Do you have any particular favourite film or gaming soundtracks?
Yes. One that is very good is the soundtrack to Oblivion, the movie and not the game. Though the soundtracks to the Elder Scroll games such as Oblivion, Morrowind and Skyrim are all very good. For movies, I think Thomas Newman is his name, he did the soundtrack for 1917. From gaming, it’s Johan Söderqvist who did the soundtrack for the Battefield games, the soundtracks for those games are epic and very well done.
One of the missions at Rock Out Stand Out is spreading awareness around mental health. What is awareness like in your local areas in terms of what resources and if it’s being spoken about in the media?
It’s being spoken about in the media but it’s not as open as I would love it to be.

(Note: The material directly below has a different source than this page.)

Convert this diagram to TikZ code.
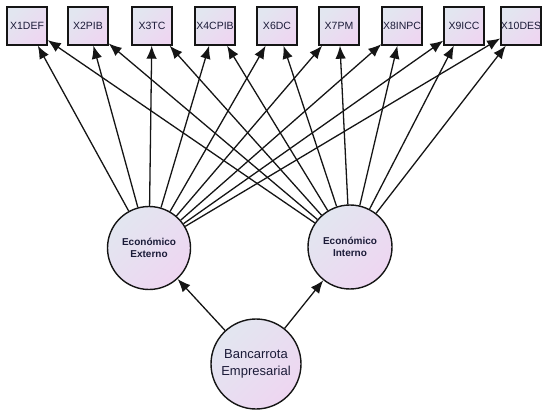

Yet I think that’s the problem in most areas because you feel kind of ashamed for that or asking for help when you’re not feeling well or when you realise that you have a situation that you can’t solve alone. I’ve have been in those situations and will most likely be in them again because everyone has their packages to carry with them.
What I would always say is; it doesn’t matter what the problem is, it always helps when you talk to someone about it. It could be your neighbour, your family, your best friend that you open up to. Whether it’s a small problem, something huge or something you carry with you for your whole life; it always helps to speak to someone.
When it comes to bigger issues like depression, panic attacks or anything else you need urgent help with; you call the doctor to try and get help but the waiting lists are so long. Here it often feels like when you really need help it’s like they tell you that you should have figured out months ago because they don’t have enough resources to help you. That’s what it’s like in my area anyway.
When you have anxiety, depression or anything like that, the first and most important step in my opinion is acknowledging there is a problem and admit to yourself that you can’t do this on your own. That’s the biggest part as when you take it, you’re not completely over the mountain but you made the first step and that is huge. Then you get stuck and that’s when you contact the professionals but then get told you got to wait a year for an appointment.
All these what we think are little problems do build up if you don’t talk about it and that can lead to mental health problems. Is there anything you like to do to relax and unwind if you have had a bad day or if you’re stuck in your head?
The big thing for me is listening to music, I like listening to soundtracks and soundscapes with no vocals. With those, no-one is talking to you or trying to deliver a message, you’re all alone with your thoughts and interpretations of the music experience. Second is going out and riding my bike, I like to do that as it helps clear my head. I like to combine the two I have just mentioned. The third thing is playing video games as that helps me relax.
Your albums go through moments of history, what historical period would you most like to visit?
I think Ancient Egypt or Ancient Greece because of the cultures and what mankind learnt they had. It leaves so much imagination and it seems so incredibly impressive. I would love to jump in there and ride around on my horse, looking at all the pretty things they have built. Also getting to know the culture and the people. Of course there are dark sides of it but that would be the era for me to jump into.
Do you have a message for Ad Infinitum fans and Rock Out Stand Out readers?
First of all, thank you for taking to the time and reading this interview. I cannot wait to play the rest of the Chapter III: Downfall songs live for you and to reach all of you as we had to wait such a long time until we could hit the road. Now it’s possible, we are planning to go everywhere.
Thank you very much Niklas for speaking with Rock Out Stand Out and best of luck with the album release.